White established his estate at White's Hall, near Knocktopher, County Kilkenny, and also acquired Dunbrody Abbey, County Wexford, and the Castle and St Catherine's Priory at Leixlip, County Kildare.

==Master of the Rolls in Ireland==

On the recommendation of the Lord Deputy, William Fitzwilliam, White was appointed Master of the Rolls in Ireland on 14 July 1572. Despite these marks of royal favour, White was viewed by fellow privy councillors in Ireland as suspiciously partisan and often took independent positions in opposition to the dominant English-born faction on the council. Sir Henry Sidney distrusted him as a client of the Earl of Ormonde, and he was suspended from office for alleged misfeasance from August to September 1578 and his place given to Edward Fitz-Symon, the Queen's Serjeant: these charges arose from his opposition to the cess, the bitterly unpopular tax for the upkeep of military garrisons which Sidney imposed on the gentlemen of the Pale. Opposition to Sidney's taxation policies became widespread and White was soon restored to favour. He also quarrelled bitterly with the Attorney General for Ireland, Thomas Snagge, who accused him of gross inefficiency. Snagge went so far as to lay information against him with the Council, though little seems to have come of this.

==Desmond rebellion==

During the Second Desmond Rebellion White worked closely with the English political leadership as a veteran official with long experience in Munster. Nonetheless, he was now under suspicion as one who consistently favoured the interests of the Old English, and was blamed for failing to apprehend the rebels in Wicklow during the rebellion. However, he continued to demonstrate his valuable insights to Burghley in regular correspondence throughout the period, including letters sent in December 1581 on the miseries of war, the need for temperate government, and his fear that the wild Irish were glad to see the weakness of English blood in Ireland. His usefulness as an Irish speaker and a nominal Protestant made him an essential privy councillor for two decades.

==Later career==

On the arrival in 1584 of the ambitious new Lord Deputy, Sir John Perrot, White was knighted. He worked with Perrot to establish an effective administration of the common law.
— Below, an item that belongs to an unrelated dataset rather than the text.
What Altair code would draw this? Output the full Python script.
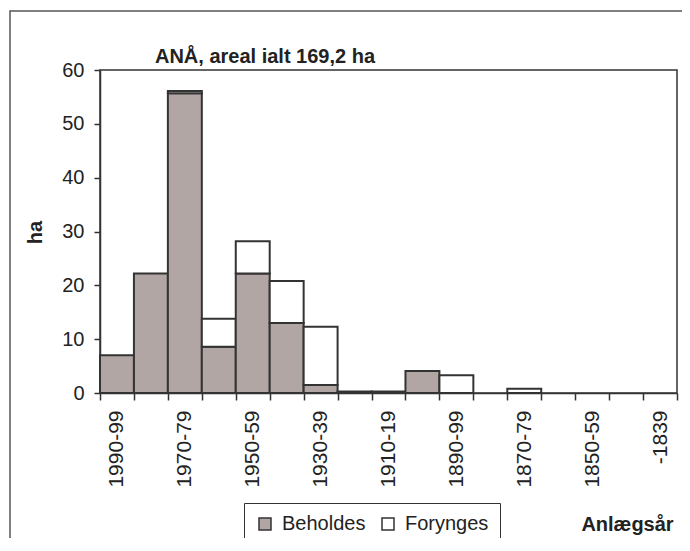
import altair as alt
import pandas as pd

categories = ["1990-99", "1980-89", "1970-79", "1960-69", "1950-59", "1940-49",
              "1930-39", "1920-29", "1910-19", "1900-09", "1890-99", "1880-89",
              "1870-79", "1860-69", "1850-59", "1840-49", "-1839"]
beholdes = [7.0, 22.2, 55.7, 8.6, 22.2, 13.0, 1.5, 0.3, 0.3, 4.1, 0, 0, 0, 0, 0, 0, 0]
forynges = [0, 0, 0.4, 5.2, 6.0, 7.8, 10.8, 0, 0, 0, 3.3, 0, 0.8, 0, 0, 0, 0]
series = ["Beholdes", "Forynges"]
shown_labels = categories[::2]
title_text = "ANÅ, areal ialt 169,2 ha"

rows = []
for c, b, f in zip(categories, beholdes, forynges):
    if b > 0:
        rows.append({"cat": c, "serie": "Beholdes", "ord": 0, "ha": b})
    if f > 0:
        rows.append({"cat": c, "serie": "Forynges", "ord": 1, "ha": f})
df = pd.DataFrame(rows)

FONT = "Liberation Sans"
TXT = "#222222"
label_expr = "indexof([" + ",".join("'" + s + "'" for s in shown_labels) + "], datum.value) >= 0 ? datum.label : ''"

bars = alt.Chart(df).mark_bar(stroke="#333333", strokeWidth=2).encode(
    x=alt.X("cat:N", sort=categories,
            scale=alt.Scale(domain=categories, paddingInner=0, paddingOuter=0),
            axis=alt.Axis(title="Anlægsår", titleX=527, titleY=131, titleAlign="center",
                          titleBaseline="middle", titleAngle=0, titleFont=FONT,
                          titleFontSize=20, titleFontWeight="bold", titleColor=TXT,
                          labelAngle=270, labelAlign="right", labelBaseline="middle",
                          labelExpr=label_expr, labelOverlap=False, labelFont=FONT,
                          labelFontSize=21, labelColor=TXT, labelPadding=10,
                          tickBand="extent", tickSize=7, tickColor="#333333", tickWidth=1.5,
                          domainColor="#333333", domainWidth=1.5)),
    y=alt.Y("ha:Q", stack="zero",
            scale=alt.Scale(domain=[0, 60], nice=False),
            axis=alt.Axis(title="ha", values=[0, 10, 20, 30, 40, 50, 60], grid=False,
                          titleX=-65, titleY=162, titleAngle=270, titleAlign="center",
                          titleBaseline="middle", titleFont=FONT, titleFontSize=20,
                          titleFontWeight="bold", titleColor=TXT,
                          labelFont=FONT, labelFontSize=20, labelColor=TXT, labelPadding=10,
                          tickSize=6, tickColor="#333333", tickWidth=1.5,
                          domainColor="#333333", domainWidth=1.5)),
    color=alt.Color("serie:N", sort=series,
                    scale=alt.Scale(domain=series, range=["#b2a6a4", "#ffffff"]),
                    legend=alt.Legend(title=None, orient="none", legendX=144, legendY=433,
                                      direction="horizontal", strokeColor="#333333",
                                      padding=11, symbolType="square", symbolSize=144,
                                      symbolStrokeColor="#333333", symbolStrokeWidth=1.5,
                                      labelFont=FONT, labelFontSize=20, labelColor=TXT,
                                      columnPadding=12, labelOffset=7)),
    order=alt.Order("ord:Q", sort="ascending"),
)

border = alt.Chart(alt.Data(values=[{}])).mark_rect(
    filled=False, stroke="#555555", strokeWidth=1.5
).encode(
    x=alt.value(-90), x2=alt.value(700), y=alt.value(-59), y2=alt.value(700)
)

title = alt.Chart(alt.Data(values=[{"t": title_text}])).mark_text(
    font=FONT, fontSize=20, fontWeight="bold", color=TXT,
    align="center", baseline="alphabetic"
).encode(text="t:N", x=alt.value(165), y=alt.value(-7))

chart = alt.layer(border, bars, title).properties(
    width=577, height=323,
    autosize=alt.AutoSizeParams(type="none"),
    padding={"left": 92, "top": 62, "right": 5, "bottom": 145},
).configure_view(stroke="#333333", strokeWidth=1.5)

chart.save("out.html", embed_options={"renderer": "svg", "actions": False})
Later that year 48 of the 181 prisoners in the Leinster circuit were put to death.

In 1585 White was involved in arranging the Composition of Connacht.

On 29 November 1586 White wrote to Burghley describing the continual bickering in council between the chief governor and the Lord Chancellor, Loftus. By the end of Perrot's regime, White was viewed as a minion of the Lord Deputy who was primarily responsible for a policy of favouritism toward Irish-born servitors. On the return in 1588 of the former Lord Deputy, Sir William Fitzwilliam, White became a focus of resentment from the English at the council board.

==Arrest and death==

White was implicated in the allegations of treason made against Perrot by a former priest, Dennis O'Roghan, in 1589; despite his ill health, he was arrested in June 1590, and sent to England two months later. He was also dismissed from the Irish Council. Placed in the Tower of London in March 1591, White appealed to the Privy Council for a servant to attend him, owing to his age and infirmity. He died there at some time in 1592: it is unclear whether or not he was still in confinement at his death. On 12 February 1593, the Privy Council authorised White's son to bring his body back to Ireland for burial.

==Family==

White's first wife, of whom little is known, belonged to the Sherlock family of Waterford. He and his second wife, a niece of Arthur Brereton of Killyon, County Meath had two sons. Thomas, the elder, was educated at Cambridge University and died by his own hand in November 1586 after taking a strong purgative. The younger son, Andrew, succeeded to White's estates after completing his education at Cambridge. A second Sir Nicholas White of Leixlip Castle, whose daughter Anne married Christopher Fagan, was probably Andrew's son. White also had two daughters, one of whom married Robert Browne of Mulcranan, County Wexford, who was murdered by Fiach MacHugh O'Byrne in 1572: the other, Mary, was the second wife of Nicholas St Lawrence, 9th Baron Howth, by whom she had six children. Sir Nicholas Walsh, the Chief Justice of the Irish Common Pleas, is said to have grown up in White's household.